Why should anyone buy shares in Ushers? We take a look.
Ushers has issued its Pathfinder Prospectus in preparation for tomorrow's Stock Exchange flotation.
It is the company's second attempt at a float and analysts are keen to judge whether the company will be worth their money this time around.
They have been looking at what has changed since the company first knocked on the City's doors in late 1995.
Ushers was set up in 1991 as a management buy-in and soon became one of Britain's larger regional brewers. It now has 541 pubs and plans to grow this number through acquisition.
Its pub acquisitions have been designed to increase the average size of its pubs and therefore their profitability. Some of the 433 pubs it bought from Cou-rage seven years ago were total dross.
But Ushers has made a go of any pub that looked as if it could stand on its own two feet.
Its national badging programme and beer brands — such as Founders Ale and the Four Seasons stable — offer small pubs like the Morning Star in Datchet, Berkshire, a two-pronged competitive edge.
As it enters the market the brewer found time to make light of its worries. It launched Spring Fever, "brewed with oats to mark the frivolity of the season".
Less than 10 per cent of the estate, just 37 pubs, have been disposed of in nearly six years.
The brewer agreed to a limiting contract brewing arrangement with the then Courage, and this was regarded as something as a millstone even in 1995, when analysts were looking at the first float.
This agreement has now been all but replaced with a series of more lucrative and specialist deals with other brewers and supermarkets such as Asda.
Ushers is no Regent or Wetherspoon but it does offer fair profits.
These increased from just under £10.5 million in 1995 to just over £11 million in 1996. The performance reflects some of the £32.8 million investment in pubs and beer brands since 1991.
It plans to invest a further £6.7 million in the pubs and expects a rate of return of 20 per cent per year.
Ushers can also point to the redemption of its preference share and mezzanine capital by taking on additional borrowings.
If analysts go along with the plot, the float will reduce Ushers borrowings and improve cash flow and investment opportunities.
Ushers claimed it was unjustly hit in 1995 by analyst prejudices against tenanted companies. There is evidence that this attitude has softened in recent years as such outfits have reorganised and diversified.
Chief executive Roger North was particularly vitriolic about the analysts — especially the day he announced the float had collapsed — and they were sometimes less than kind about him.
His reputation as an autocrat is legion and he is the only person listed in a section marked "highly experienced management team" in a recent document for analysts.

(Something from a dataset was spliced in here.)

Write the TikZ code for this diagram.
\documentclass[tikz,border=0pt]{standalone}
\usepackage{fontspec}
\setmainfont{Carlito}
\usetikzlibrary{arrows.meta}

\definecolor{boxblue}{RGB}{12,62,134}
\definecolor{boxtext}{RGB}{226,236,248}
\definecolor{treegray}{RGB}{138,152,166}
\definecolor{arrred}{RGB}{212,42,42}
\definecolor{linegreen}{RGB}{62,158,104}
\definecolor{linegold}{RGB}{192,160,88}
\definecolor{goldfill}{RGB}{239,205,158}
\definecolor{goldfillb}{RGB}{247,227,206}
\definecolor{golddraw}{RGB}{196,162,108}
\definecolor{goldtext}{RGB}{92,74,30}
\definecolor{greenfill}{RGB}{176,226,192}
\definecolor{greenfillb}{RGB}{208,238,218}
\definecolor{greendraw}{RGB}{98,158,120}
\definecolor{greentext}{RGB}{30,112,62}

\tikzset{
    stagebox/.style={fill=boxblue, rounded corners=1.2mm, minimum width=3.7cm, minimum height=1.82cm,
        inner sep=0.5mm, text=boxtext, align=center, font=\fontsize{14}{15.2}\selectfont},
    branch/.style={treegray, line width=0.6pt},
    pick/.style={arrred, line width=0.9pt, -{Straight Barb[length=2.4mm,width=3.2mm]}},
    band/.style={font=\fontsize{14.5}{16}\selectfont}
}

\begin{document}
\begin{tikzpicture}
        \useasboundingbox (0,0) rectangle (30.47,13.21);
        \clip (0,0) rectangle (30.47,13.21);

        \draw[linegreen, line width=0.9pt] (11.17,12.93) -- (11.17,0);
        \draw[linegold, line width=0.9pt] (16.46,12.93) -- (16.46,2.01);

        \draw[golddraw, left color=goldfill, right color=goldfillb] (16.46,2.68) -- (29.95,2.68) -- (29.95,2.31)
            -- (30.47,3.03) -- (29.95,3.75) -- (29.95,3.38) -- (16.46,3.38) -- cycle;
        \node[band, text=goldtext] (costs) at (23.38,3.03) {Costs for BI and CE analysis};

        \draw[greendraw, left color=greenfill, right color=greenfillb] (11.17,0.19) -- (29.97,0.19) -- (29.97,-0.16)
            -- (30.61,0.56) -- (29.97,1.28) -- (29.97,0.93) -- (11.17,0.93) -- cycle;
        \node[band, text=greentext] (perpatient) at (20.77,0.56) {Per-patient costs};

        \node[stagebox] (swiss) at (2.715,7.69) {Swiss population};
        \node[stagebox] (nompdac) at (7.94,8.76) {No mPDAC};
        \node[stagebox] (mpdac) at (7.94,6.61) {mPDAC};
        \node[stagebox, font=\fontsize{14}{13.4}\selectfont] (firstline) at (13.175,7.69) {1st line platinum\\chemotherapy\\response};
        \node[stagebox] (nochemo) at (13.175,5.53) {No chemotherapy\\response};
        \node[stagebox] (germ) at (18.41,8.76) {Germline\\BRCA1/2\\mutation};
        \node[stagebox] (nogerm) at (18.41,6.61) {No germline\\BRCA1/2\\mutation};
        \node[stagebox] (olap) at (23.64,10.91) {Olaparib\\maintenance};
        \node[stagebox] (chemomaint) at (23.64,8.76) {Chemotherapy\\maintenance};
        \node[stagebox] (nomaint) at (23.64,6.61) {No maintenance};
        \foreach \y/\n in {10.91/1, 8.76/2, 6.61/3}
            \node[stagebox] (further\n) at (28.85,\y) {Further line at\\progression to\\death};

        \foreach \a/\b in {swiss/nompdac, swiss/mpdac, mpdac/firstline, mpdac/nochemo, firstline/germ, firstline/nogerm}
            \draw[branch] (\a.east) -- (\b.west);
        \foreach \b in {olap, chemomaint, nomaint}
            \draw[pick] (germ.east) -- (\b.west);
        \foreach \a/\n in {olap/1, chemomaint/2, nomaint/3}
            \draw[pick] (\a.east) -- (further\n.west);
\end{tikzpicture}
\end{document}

Finance director Martin Coles and production director Peter Humphrey had wide experience with Grand Met.
Perhaps the appointment of J Sainsbury's deputy chairman Tom Vyner as non-executive director will smooth relations.
His arrival at Ushers can do nothing but improve City confidence in the company at this vital time.

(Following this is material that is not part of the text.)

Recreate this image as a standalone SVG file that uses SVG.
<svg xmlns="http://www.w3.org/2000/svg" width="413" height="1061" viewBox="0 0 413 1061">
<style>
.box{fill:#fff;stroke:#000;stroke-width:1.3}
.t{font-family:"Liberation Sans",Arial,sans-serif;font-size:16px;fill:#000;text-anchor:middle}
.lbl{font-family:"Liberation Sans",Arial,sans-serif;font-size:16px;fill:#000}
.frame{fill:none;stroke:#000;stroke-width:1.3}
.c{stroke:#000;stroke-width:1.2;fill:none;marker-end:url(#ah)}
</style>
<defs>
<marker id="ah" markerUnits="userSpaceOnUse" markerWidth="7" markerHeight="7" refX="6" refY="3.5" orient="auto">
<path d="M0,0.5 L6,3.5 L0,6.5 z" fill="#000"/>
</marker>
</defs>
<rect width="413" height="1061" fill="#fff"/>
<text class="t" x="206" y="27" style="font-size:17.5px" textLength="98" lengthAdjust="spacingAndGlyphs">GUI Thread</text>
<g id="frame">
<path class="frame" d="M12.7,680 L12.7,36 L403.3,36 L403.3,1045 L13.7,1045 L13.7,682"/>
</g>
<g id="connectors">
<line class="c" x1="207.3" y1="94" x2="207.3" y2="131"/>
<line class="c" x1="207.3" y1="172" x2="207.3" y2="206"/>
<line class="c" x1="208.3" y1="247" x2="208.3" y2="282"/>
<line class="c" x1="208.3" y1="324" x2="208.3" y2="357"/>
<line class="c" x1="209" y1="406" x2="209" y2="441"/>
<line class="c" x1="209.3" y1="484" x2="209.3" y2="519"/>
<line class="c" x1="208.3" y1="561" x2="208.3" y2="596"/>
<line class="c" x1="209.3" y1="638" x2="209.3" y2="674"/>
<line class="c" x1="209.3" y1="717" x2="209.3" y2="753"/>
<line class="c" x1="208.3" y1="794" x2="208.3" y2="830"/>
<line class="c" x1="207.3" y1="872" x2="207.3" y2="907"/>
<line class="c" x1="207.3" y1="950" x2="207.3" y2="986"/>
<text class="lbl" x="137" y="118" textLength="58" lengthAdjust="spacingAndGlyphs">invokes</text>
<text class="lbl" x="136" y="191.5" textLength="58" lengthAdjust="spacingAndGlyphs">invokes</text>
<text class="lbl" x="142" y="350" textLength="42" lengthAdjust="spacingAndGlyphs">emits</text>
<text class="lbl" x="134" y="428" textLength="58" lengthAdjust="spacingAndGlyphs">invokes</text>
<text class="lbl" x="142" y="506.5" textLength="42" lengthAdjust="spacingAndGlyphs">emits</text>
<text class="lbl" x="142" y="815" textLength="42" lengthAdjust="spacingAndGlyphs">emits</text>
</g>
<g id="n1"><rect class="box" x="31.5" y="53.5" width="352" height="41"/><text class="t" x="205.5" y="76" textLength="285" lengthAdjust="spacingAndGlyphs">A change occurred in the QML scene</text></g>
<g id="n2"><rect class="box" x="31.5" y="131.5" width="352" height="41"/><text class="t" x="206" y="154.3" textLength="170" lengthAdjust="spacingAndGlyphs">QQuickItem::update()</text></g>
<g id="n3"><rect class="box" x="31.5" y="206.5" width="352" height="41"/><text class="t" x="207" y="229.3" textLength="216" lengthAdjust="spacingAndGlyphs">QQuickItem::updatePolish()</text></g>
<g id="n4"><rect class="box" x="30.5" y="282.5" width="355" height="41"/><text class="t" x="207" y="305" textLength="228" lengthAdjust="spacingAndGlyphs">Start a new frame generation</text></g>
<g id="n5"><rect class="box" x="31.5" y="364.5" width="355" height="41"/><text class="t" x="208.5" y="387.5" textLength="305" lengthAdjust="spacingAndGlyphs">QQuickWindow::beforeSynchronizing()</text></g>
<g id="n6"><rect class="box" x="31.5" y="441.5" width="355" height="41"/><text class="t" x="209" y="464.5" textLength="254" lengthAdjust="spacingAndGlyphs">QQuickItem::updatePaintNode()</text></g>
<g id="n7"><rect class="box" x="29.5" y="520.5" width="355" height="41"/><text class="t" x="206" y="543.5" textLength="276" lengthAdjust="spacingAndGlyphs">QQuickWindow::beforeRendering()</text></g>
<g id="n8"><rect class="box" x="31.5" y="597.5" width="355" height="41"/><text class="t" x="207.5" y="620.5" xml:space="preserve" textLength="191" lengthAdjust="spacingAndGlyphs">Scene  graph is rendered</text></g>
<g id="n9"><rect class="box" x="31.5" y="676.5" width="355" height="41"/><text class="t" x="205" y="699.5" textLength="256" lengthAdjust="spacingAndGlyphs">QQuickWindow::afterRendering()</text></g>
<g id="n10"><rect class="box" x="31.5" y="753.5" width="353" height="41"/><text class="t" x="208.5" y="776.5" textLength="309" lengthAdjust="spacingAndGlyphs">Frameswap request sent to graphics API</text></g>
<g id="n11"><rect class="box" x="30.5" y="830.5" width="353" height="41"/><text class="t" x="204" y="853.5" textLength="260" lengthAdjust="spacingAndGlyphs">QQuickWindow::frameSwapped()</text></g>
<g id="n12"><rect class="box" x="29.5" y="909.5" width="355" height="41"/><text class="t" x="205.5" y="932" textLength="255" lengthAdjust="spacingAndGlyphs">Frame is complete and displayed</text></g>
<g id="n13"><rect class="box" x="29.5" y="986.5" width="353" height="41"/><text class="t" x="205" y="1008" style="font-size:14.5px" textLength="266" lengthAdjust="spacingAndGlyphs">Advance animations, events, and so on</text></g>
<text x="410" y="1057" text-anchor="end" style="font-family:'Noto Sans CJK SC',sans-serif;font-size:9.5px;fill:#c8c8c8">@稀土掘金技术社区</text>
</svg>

But the City also likes Ushers' growing managed estate, now numbering 19 pubs.
Ushers' tenants can expect to be made forcefully aware of the company's plans to ensure that its brands "displace" non-Ushers beers in its own pubs. Ushers brands already account for two out of every three pints sold in its own pubs.
Ushers' ales attract a high margin and the brewer is expanding its freetrade sales.

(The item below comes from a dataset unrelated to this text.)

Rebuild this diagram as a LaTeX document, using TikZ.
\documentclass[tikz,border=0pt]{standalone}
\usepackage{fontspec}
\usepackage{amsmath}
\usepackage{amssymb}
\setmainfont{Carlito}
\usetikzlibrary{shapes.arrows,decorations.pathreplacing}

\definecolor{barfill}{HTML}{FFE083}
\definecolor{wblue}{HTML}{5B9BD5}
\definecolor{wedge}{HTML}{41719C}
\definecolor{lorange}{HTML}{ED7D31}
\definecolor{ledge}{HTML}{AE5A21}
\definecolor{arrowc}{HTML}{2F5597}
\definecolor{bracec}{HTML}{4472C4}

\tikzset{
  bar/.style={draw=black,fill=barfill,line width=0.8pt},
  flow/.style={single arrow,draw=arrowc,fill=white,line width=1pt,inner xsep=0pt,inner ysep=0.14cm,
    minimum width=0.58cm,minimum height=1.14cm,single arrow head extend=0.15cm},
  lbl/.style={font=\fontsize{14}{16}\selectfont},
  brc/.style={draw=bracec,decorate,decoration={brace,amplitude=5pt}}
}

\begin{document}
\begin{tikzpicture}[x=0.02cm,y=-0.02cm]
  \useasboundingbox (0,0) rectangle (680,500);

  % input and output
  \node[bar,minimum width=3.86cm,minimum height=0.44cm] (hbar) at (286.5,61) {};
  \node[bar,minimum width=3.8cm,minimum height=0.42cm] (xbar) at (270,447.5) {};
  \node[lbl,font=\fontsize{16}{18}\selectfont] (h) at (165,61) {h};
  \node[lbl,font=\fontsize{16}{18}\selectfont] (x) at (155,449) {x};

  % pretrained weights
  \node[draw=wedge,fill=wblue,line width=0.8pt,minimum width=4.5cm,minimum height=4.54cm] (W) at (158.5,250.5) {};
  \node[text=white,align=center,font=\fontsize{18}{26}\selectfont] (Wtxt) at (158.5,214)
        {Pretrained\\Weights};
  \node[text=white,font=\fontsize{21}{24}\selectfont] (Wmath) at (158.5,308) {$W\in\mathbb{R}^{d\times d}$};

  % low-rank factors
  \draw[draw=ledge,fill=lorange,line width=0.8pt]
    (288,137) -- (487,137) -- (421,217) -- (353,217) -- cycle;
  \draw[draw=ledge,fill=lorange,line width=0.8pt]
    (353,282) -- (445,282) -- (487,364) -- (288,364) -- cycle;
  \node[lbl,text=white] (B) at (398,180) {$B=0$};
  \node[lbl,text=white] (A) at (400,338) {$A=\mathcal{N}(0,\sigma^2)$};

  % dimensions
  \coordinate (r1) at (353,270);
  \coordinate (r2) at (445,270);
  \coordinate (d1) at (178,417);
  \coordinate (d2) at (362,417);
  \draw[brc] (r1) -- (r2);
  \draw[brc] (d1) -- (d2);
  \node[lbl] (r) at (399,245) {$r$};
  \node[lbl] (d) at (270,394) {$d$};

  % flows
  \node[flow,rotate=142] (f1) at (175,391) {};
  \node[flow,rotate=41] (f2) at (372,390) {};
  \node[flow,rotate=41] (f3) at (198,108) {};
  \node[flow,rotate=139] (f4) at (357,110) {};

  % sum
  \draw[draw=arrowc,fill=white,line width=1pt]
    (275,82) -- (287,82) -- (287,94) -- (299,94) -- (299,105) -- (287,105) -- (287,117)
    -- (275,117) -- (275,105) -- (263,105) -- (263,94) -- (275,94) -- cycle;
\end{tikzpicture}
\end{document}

Its tenants have been a vociferous bunch as many feel they have not been properly listened to within the company. Its ability to recruit top quality licensees may be tempered by this lasting reputation as word of mouth is one of the industry's main recruiting tools.
But its awards for brewing quality will enable it to attract prestigious clients on the contract brewing side. It already brews Steinlager, Amstel and Miller Genuine Draft.
It plans to double capacity at the Trowbridge Brewery with an investment of £9 million, but this will be a phased development financed from borrowings based on anticipated revenues from signed and sealed brewing contracts.
This is an example of the sort of adventurous caution the City often approves of. It loves successful gamblers, despises failures and has a healthy respect for the other 99 per cent of companies.
Analysts are pleased with the company's success in cost control.
North, former managing director at Grand Met Brewing, has turned a dog's breakfast into a nicely-cooked plate of bacon and eggs.
The float may add some tasty trimmings if prospective shareholders are convinced — as they should be — that Ushers is worth a modest flutter.